Originally Posted by kanefsky
I'm sure it can't do as good a job of downmixing or other processing without the associated metadata.
Depends on how the metadata has the downmix coeficents set (if at all). For example: most of the time the downmix is done using Dolby Surround encoding, where the stereo surround channels are combined into a single, mono, bandwidth limited surround channel. On my processor, the downmixing keeps the surround channels as stereo and full bandwidth.
I'm sure the metadata improves the quality of any post-processing that's done by the pre-pro.
How? Can you give me some examples?
passing the undecoded audio allows you to choose the best decoder instead of being stuck with whatever is in your player.
What are the differences in decoders?
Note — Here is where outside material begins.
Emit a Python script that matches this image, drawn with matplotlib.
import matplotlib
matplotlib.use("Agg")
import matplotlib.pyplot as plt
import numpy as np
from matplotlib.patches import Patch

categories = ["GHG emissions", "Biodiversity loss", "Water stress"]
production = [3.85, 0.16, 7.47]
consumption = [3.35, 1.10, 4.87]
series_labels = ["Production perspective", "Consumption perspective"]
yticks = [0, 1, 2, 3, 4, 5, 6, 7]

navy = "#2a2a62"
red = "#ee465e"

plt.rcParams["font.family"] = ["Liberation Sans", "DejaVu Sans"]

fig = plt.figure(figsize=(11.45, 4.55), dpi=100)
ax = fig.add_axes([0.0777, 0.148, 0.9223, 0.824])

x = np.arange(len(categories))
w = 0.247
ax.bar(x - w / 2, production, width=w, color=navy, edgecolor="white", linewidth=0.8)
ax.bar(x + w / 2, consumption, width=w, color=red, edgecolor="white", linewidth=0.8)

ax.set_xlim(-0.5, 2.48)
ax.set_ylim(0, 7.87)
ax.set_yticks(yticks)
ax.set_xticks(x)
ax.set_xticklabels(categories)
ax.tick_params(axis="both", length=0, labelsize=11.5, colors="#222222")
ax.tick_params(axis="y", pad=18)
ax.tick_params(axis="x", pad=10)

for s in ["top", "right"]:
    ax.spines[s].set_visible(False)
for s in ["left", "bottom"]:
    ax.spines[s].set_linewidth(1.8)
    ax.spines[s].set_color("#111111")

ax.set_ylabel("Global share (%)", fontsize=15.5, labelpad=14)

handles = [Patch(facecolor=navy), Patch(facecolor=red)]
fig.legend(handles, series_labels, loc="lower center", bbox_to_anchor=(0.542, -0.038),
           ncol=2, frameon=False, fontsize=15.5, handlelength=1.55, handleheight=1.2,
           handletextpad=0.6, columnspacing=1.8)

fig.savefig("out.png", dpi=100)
For example, if you were to compare the Dolby Digital decoding in a Walmart HTiB and Mark Levinson No.40 (to use extreme examples), how would the decoding differ? Would the data flagged for the left front channel be sent to that channel differently?
True, although you would think they'd design new codecs to allow for that since they're already passing so many channels of sound and doing various kinds of mixing and splitting depending on your speaker setup.
But that's not what they did. And we have to go by what is, rather than would we wish had been done. However, I do understand their thinking: why send all those streams to the processor when you'll only be listening to a portion of them? Better to live-mix the soundtrack in the player and minimize clogging the pipeline.
I just mean that I have to configure more-or-less the same settings on my HD-DVD player separately from my SD-DVD player, my Blu-ray player, etc. -- with various different features, limitations, user interfaces, quirks, etc.
That's strange. I've never had to do that. I can send a DD or DTS soundtrack natively to my processor and the sound quality will be the same as if I sent the same soundtrack as 6 channels of PCM to my processor. As I said before, there isn't any special secret version of Dolby Digital decoding in my processor. It's the same DD decoding you find elsewhere.